Overview

It will be shown comparisons between Exponential distribution and Central Limit Theorem (CLT). Investigation is about assumption that under a large number of simulations, according to Law of Large Numbers, Exponential distribution converges to Gaussian distribution. Therefore, analysis will compare sample mean and theoretical mean, then sample variance and theoretical variance. At last, generate plots comparing data.

This simulation is part of Statistical Inference Coursera Project, part I.

Simulations

First, let’s simulate an exponential distribution with n = 40 and lambda = 0.2 and repeat simulation in 1000 times:

#Reproducible seed
set.seed(37)

#Simulation parameters
lambda <- 0.2
n = 40
rep <- 1000

#exponential distribution replicated 1000 times
exp <- replicate(rep, rexp(n, lambda))

#Resultant mean
means_exp <- apply(exp,2,mean)
head(means_exp)
## [1] 6.080768 5.116062 5.517271 4.049645 5.396198 5.521925

Sample Mean versus Theoretical Mean

Question 1 states: Show the sample mean and compare it to the theoretical mean of the distribution. After simulation, we compare sample mean and theoretical mean:

sample_mean <- mean(means_exp)
sample_mean
## [1] 5.036936
theoretical_mean <- 1/lambda
theoretical_mean
## [1] 5

Answer: generated sample mean and theoretical mean are very close.

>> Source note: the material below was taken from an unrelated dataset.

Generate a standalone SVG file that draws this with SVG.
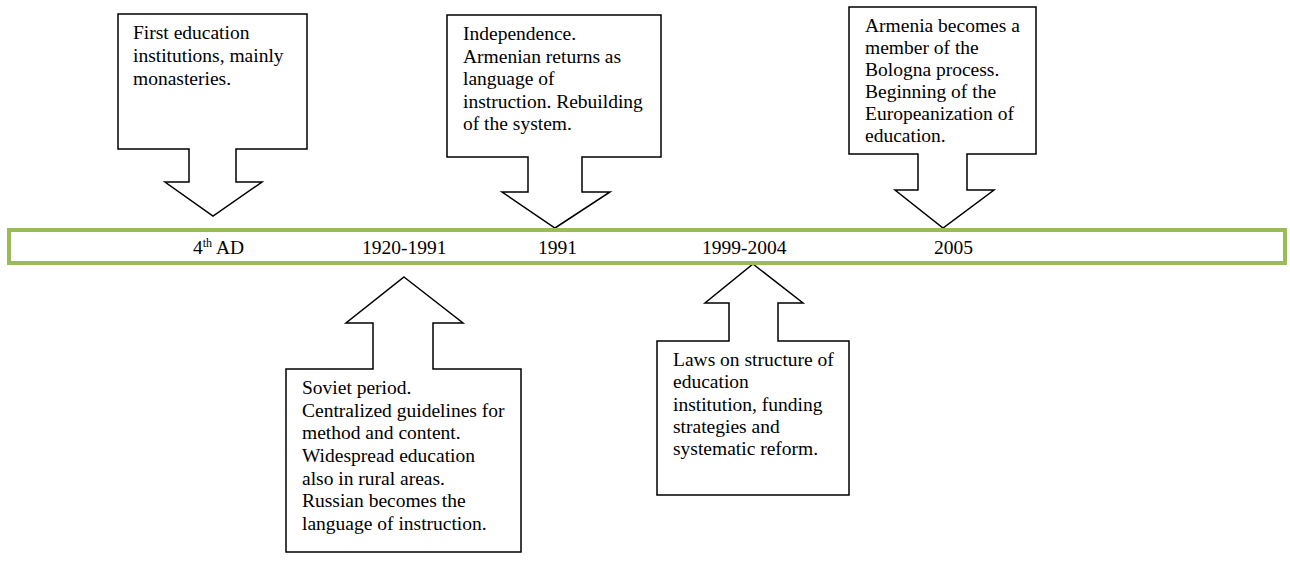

Sample Variance versus Theoretical Variance

Question 2 states: Show how variable the sample is (via variance) and compare it to the theoretical variance of the distribution.

sample_variance <- var(means_exp)
sample_variance
## [1] 0.6478333
theoretical_variance <- ((1/lambda)/sqrt(n))^2
theoretical_variance
## [1] 0.625

Answer: Sample variance and theoretical variance also are very close.

Approximately Normal Distribution

Finally, question 3 states: Show that the distribution is approximately normal. It will be generated exponential density and normal density line and compare them.

#X-Axis: Generating 40 x points using exponential means 
x <-  seq(min(means_exp),max(means_exp), length = n)

#Y-Axis: Using theorical mean and variance as Gaussian parameters
y <- dnorm(x,mean = theoretical_mean, sd = sqrt(theoretical_variance) )

#Exponential means histogram
hist(means_exp, breaks = n, main = "Exponential means distribution"
     , col="red", xlab = "exponential means", ylab = "density", freq=FALSE)

#Normal Distribution line
lines(x, y, pch=22, col="black", lty=1)

Answer: Replicating 1000 times 40 exponentials will approximate Gaussian distribution.

Summary

This work is just about validate that exponential distribution converges to a normal distribution over a large number of simulations, according to the Law of Large Numbers.